А мысль-то моя про другое. Не хочется мне после этих, даже и совсем нынче смешных заметок разделять его стыд, когда он пишет в последние годы одному из своих пермских друзей: "В газете "Чусовской рабочий", оскверняя родное слово, я прославлял любимых вождей и неутомимых советских тружеников". Он бы действительно "осквернял родное слово", если бы сознательно лгал - писал одно, а думал другое, если бы уже тогда видел то, что увидел позднее, в пору когда "беззаконие и закон разорвали дамбу, воссоединились и хлынули единой волной на ошеломлённых людей". А только в том-то и дело, что зрение у него в тот час было другое, - общее было зрение. И совесть его была чиста. И газета была не последняя, и в другом письме он гордился, что они умели тогда сказать много живого и искреннего, и дивился, как чусовскому редактору Пепеляеву хватало ума "вывёртываться из чужого".
Рассердится он потом и наговорит много такого, что и близкие ему люди каменно замолчат. Вот и я однажды услышал, когда Алтайское телевидение снимало передачу о нём, и я подумал, что ослышался, что мало ли что по срыву скажешь, когда разозлят. А теперь вот по его письму той поры А.Ф. Гремицкой вижу, что нет, не по срыву и не в запале он сказал, а раньше подумал: "Повторись война, я нынче ни за что не пошёл бы на фронт, чтобы спасать фашизм, только назад красной пуговкой" Вот как - воевать в Отечественную, значит, "спасать фашизм"! Не с того ли и разгорелся потом такой желанный врагам России и так жарко ими поддержанный разговор о "русском фашизме". И можно было бы раскричаться и обвинить его Бог знает в чём, если бы я не видел, какой ценой он заплатил за этот "срыв" - живого места не теле не было после несчётных ранений, с которыми он прошёл эту войну в орденах и медалях. А вот поди ты! Значит, слух наш ещё не готов, чтобы услышать все стороны правды, но значит это ещё и то, что и нам не надо торопиться сдавать и нашу сторону правды.
Или в другом месте каково слышать о наших отцах в тех же пятидесятых-шестидесятых годах, о которых он так "красиво" писал в "Чусовском рабочем", что при позднем размышлении ему открылось, что "работали плохо, получали мало, жили одним днём, при всеобщем образовании, в том числе и высшем, остались полуграмотной страной. Зато много спали, пили беспробудно, воровали безоглядно.

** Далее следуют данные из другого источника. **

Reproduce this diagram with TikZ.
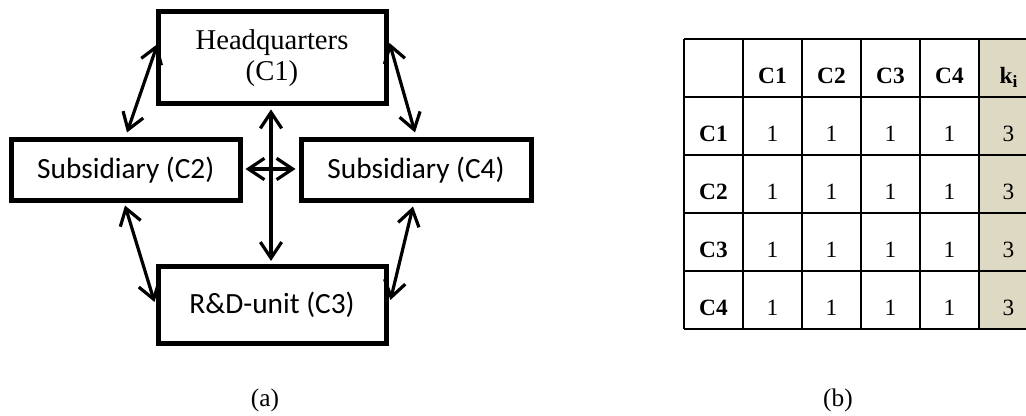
\documentclass[tikz,border=0pt]{standalone}
\usepackage{fontspec}
\setmainfont{Liberation Serif}
\newfontfamily\calibri{Carlito}
\usetikzlibrary{arrows.meta}
\usetikzlibrary{positioning}
\definecolor{kfill}{RGB}{221,217,195}
\tikzset{
  unit/.style={draw,line width=3.75pt,inner sep=0pt,align=center},
  link/.style={{Straight Barb[length=12pt,width=16pt]}-{Straight Barb[length=12pt,width=16pt]},line width=2.4pt},
  grid/.style={line width=1.6pt},
  cell/.style={anchor=base,inner sep=0pt,font=\fontsize{17.5}{20}\selectfont},
}

\begin{document}
\begin{tikzpicture}[x=0.75pt,y=0.75pt]
\useasboundingbox (0,0) rectangle (1026,416);

%Shape: Rectangle [hq]
\node[unit,minimum width=171pt,minimum height=69pt,font=\fontsize{21.5}{23.5}\selectfont] (hq) at (272,358) {Headquarters\\(C1)};
%Shape: Rectangle [sub2]
\node[unit,minimum width=171.4pt,minimum height=45.4pt,font=\calibri\fontsize{22}{24}\selectfont] (sub2) at (125.75,246.25) {Subsidiary (C2)};
%Shape: Rectangle [sub4]
\node[unit,minimum width=172.5pt,minimum height=45.4pt,font=\calibri\fontsize{22}{24}\selectfont] (sub4) at (416,246.25) {Subsidiary (C4)};
%Shape: Rectangle [rd]
\node[unit,minimum width=171pt,minimum height=57.4pt,font=\calibri\fontsize{22}{24}\selectfont] (rd) at (272,111.25) {R\&D-unit (C3)};

%Straight Lines
\draw[link] ([shift={(2,14)}]hq.west) -- ([shift={(1.25,4.5)}]sub2.north);
\draw[link] ([shift={(1,15)}]hq.east) -- ([shift={(-1,4.5)}]sub4.north);
\draw[link] ([shift={(-0.75,-3)}]sub2.south) -- ([shift={(-1,2.75)}]rd.west);
\draw[link] ([shift={(-3,-4)}]sub4.south) -- ([shift={(2,4.75)}]rd.east);
\draw[link] ([shift={(-1,-3)}]hq.south) -- ([shift={(-1,3)}]rd.north);
\draw[link] ([shift={(3,0.75)}]sub2.east) -- ([shift={(-3,0.75)}]sub4.west);

%Table
\fill[kfill] (979,377) rectangle (1038,87);
\foreach \i in {0,...,6}
  \draw[grid] (684+59*\i,377) -- (684+59*\i,87);
\foreach \j in {0,...,5}
  \draw[grid] (684,377-58*\j) -- (1038,377-58*\j);

% Text Node
\foreach \c [count=\i] in {C1,C2,C3,C4} {
  \node[cell] (col\i) at (713.5+59*\i,332.5) {\textbf{\c}};
  \node[cell] (row\i) at (713.5,332.5-58*\i) {\textbf{\c}};
  \foreach \k in {1,...,4}
    \node[cell] (v\i\k) at (713.5+59*\k,332.5-58*\i) {1};
  \node[cell] (k\i) at (1008.5,332.5-58*\i) {3};
}
\node[cell] (khead) at (1008.5,332.5) {\textbf{k\raisebox{-0.4ex}{\fontsize{13}{13}\selectfont i}}};

% Text Node
\node[font=\fontsize{19}{22}\selectfont] (capa) at (265,16) {(a)};
\node[font=\fontsize{19}{22}\selectfont] (capb) at (838,16) {(b)};

\end{tikzpicture}
\end{document}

И этому в полусне пребывающему, ко всему, кроме выпивки, безразличному народу предложили строить демократическое государство" Это тогда-то "воровали безоглядно"? Это тогда были ко всему безразличны? Не доглядел Виктор Петрович мира до сегодняшних дней - до настоящего безразличия и до настоящего воровства - Бог его берёг.
Это я не задним числом так храбр, что вот корю Виктора Петровича. Я и тогда писал ему о своих сомнениях, и мы тяжело расходились. Да не я один. Теперь по книге его писем "Нет мне ответа" вижу, что и Игорь Дедков писал и, вероятно, и тот пермский корреспондент, которому он писал об "осквернении родного языка" в "Чусовском рабочем", потому что, продолжая письмо, Виктор Петрович пишет: "А ты говоришь - злой! От страдания злой, от жизни окружающей, а притворяться не умею и не хочу. Каков есть, вернее, каким стал, таким прошу и жаловать, а любить у нас никто никого не любит".
Очень тут важно - "каким стал", потому что, подлинно, прежде не был и, пока писал, героев своих любил и именно так, как писал, о них и думал.
И вот дальше там в письме и сказалось то, что побудило меня к этой заметке. Он вспоминает свой первый написанный в Перми роман "Тают снега" и говорит, словно извиняясь за него: "я тогда был сентиментальный, добрый и весёлый человек, но это от неразвитости, от всеобщей слепоты и глухоты".
Вот как! - "от неразвитости сентиментален, весел и добр". А как, значит, разовьётся, то станет зол и мрачен. И мы знали в нём эти минуты, слышали ожесточённое, забывающее свет сердце во второй части "Последнего поклона", в "Печальном детективе", в "Людочке", в "Проклятых и убитых". Но знали и то, что, как великий художник, он чувствовал разрушительность зла и сам не любил эти страницы, сердито защищая их, как защищают некрасивых детей. Не любил в себе эту, как он писал "переродившуюся с возрастом из детдомовского юмора, к сожалению, злую иронию", потому что опыт лучшей литературы, в том числе и его собственный опыт, научил его, что "что-то путнее создать на земле возможно только с добром в сердце, ибо зло разрушительно и бесплодно".